Monday, Aug. 28, 1950

Detour

Morton Sobell's "vacation" trip was sudden, indeed. He locked up his house in Flushing, N.Y. one day in June, left a brand-new 1950 Buick in the garage. Without even telling his employers that he was leaving, he bundled his wife, their two children and himself into a commercial airliner, and flew to Mexico City.

Apparently Sobell planned to travel much farther--perhaps to Russia. But last week his travel plans were altered. Picked up on a deportation order, he was whisked across the border before dawn one morning by a mysterious convoy of Mexican secret service agents and deposited at the U.S. border station in Laredo, Texas.
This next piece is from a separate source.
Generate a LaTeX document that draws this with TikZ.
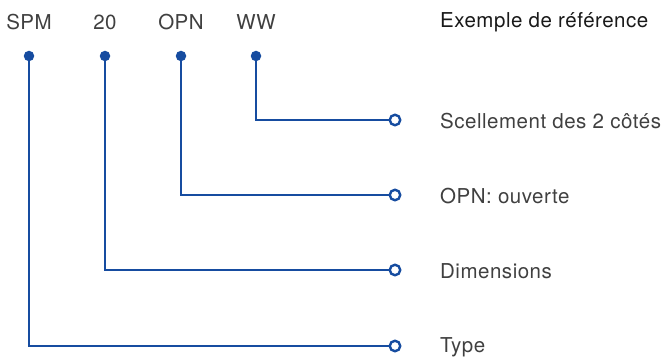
\documentclass[tikz,border=0pt]{standalone}
\usepackage{fontspec}
\setmainfont{TeX Gyre Heros}[LetterSpace=2.5]
\definecolor{lineblue}{RGB}{22,76,160}
\definecolor{txtgray}{RGB}{64,64,64}
\definecolor{txtdark}{RGB}{25,25,25}
\begin{document}
\begin{tikzpicture}[x=1pt,y=-1pt,
  code/.style={font=\fontsize{20.5}{23}\selectfont, text=txtgray, inner sep=0pt},
  lbl/.style={font=\fontsize{20.5}{23}\selectfont, text=txtgray, anchor=west, inner sep=0pt},
  conn/.style={draw=lineblue, line width=2.8pt},
  dot/.style={circle, fill=lineblue, minimum size=10.5pt, inner sep=0pt},
  ring/.style={circle, draw=lineblue, fill=white, line width=2.4pt, minimum size=10.5pt, inner sep=0pt}]
\useasboundingbox (0,0) rectangle (667,358);
% codes
\node[code] (tSPM) at (29,22) {SPM};
\node[code] (t20) at (105,22) {20};
\node[code] (tOPN) at (181,22) {OPN};
\node[code] (tWW) at (256,22) {WW};
\node[lbl, text=txtdark] (ex) at (440,22) {Exemple de référence};
% dots
\coordinate (dSPM) at (29,56);
\coordinate (d20) at (105,56);
\coordinate (dOPN) at (181,56);
\coordinate (dWW) at (256,56);
% rings
\coordinate (rWW) at (395,120);
\coordinate (rOPN) at (395,195);
\coordinate (r20) at (395,270);
\coordinate (rSPM) at (395,346);
% connectors
\draw[conn] (dWW) |- (rWW);
\draw[conn] (dOPN) |- (rOPN);
\draw[conn] (d20) |- (r20);
\draw[conn] (dSPM) |- (rSPM);
\foreach \n in {SPM,20,OPN,WW}{
  \node[dot] at (d\n) {};
  \node[ring] at (r\n) {};
}
% labels
\node[lbl] (lWW) at (440,121) {Scellement des 2 côtés};
\node[lbl] (lOPN) at (440,196) {OPN: ouverte};
\node[lbl] (l20) at (440,271) {Dimensions};
\node[lbl] (lSPM) at (440,347) {Type};
\end{tikzpicture}
\end{document}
There, dumpy, dark-eyed Morton Sobell, 33, his black hair disheveled and his undershirt ballooning from his trousers, was arrested by waiting agents of the FBI as a spy for the Soviet Union.

A native New Yorker of Russian descent, Sobell went to C.C.N.Y., where he became a classmate and close friend of Julius Rosenberg, accused of being a top spy in the atom ring (TIME, July 31). Engineer Sobell worked on top-secret U.S. radar and electronic devices for the Navy from 1942 to 1947, was working on more top-secret Government devices at Manhattan's Reeves Instrument Orp. until his sudden trip south. He was described by a fellow employee at Reeves as "the genius type," a man who could carry plenty of complex data in his head. Sobell was the eighth U.S. citizen arrested on spy charges since British Physicist Klaus Fuchs began spilling what he knew of the busy Soviet espionage ring in the U.S.